***** Listing *****

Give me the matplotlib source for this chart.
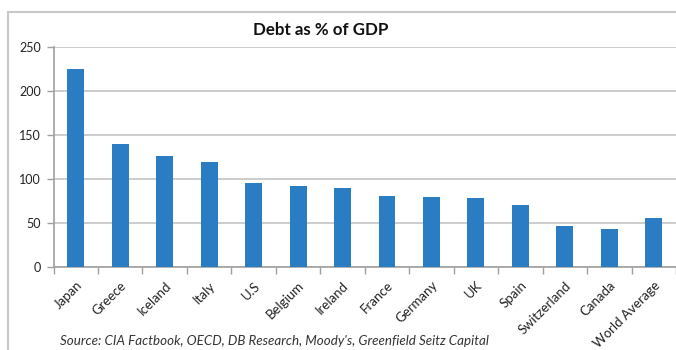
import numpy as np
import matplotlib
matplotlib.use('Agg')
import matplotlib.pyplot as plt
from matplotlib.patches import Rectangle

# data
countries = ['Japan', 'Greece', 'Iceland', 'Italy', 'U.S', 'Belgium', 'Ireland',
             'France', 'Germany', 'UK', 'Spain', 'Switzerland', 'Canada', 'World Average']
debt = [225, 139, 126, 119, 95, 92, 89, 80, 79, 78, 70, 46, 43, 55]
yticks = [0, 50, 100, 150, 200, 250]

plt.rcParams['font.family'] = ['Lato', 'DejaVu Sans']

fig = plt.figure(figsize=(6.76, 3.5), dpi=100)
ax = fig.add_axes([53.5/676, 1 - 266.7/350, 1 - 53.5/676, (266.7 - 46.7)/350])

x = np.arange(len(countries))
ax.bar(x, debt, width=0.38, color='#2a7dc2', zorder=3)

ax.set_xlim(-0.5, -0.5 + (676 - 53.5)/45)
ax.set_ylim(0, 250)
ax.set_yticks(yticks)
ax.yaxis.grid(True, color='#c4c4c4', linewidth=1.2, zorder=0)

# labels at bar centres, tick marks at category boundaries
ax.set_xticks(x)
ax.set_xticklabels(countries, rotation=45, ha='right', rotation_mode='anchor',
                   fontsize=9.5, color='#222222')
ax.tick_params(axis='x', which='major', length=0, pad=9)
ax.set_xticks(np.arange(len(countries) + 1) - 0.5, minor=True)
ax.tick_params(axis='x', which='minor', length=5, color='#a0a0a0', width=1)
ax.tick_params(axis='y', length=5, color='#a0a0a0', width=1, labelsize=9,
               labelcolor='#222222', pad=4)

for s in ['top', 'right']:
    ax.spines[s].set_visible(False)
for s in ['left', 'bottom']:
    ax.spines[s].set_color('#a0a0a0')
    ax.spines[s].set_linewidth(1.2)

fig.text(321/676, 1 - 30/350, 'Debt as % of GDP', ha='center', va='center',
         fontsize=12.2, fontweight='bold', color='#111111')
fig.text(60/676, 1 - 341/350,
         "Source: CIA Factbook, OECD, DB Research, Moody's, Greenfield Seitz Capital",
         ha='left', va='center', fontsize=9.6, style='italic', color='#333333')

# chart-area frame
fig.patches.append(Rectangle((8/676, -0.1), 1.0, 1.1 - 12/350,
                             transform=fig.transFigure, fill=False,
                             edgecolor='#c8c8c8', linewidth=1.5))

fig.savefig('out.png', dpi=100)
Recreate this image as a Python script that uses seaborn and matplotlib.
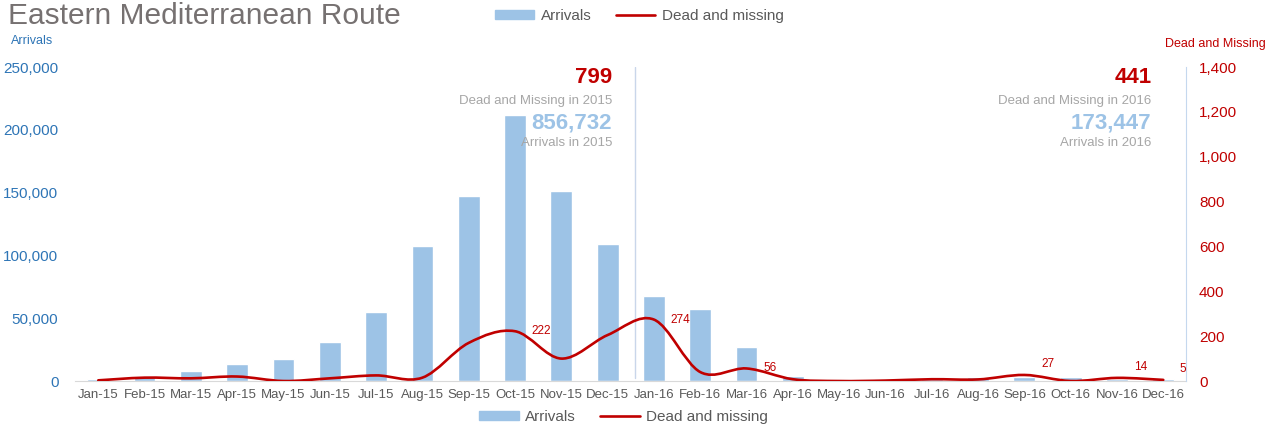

*****

What you need to do —
Copy every line from the records above that contains the word "this".

Full answer —
Give me the matplotlib source for this chart.
Recreate this image as a Python script that uses seaborn and matplotlib.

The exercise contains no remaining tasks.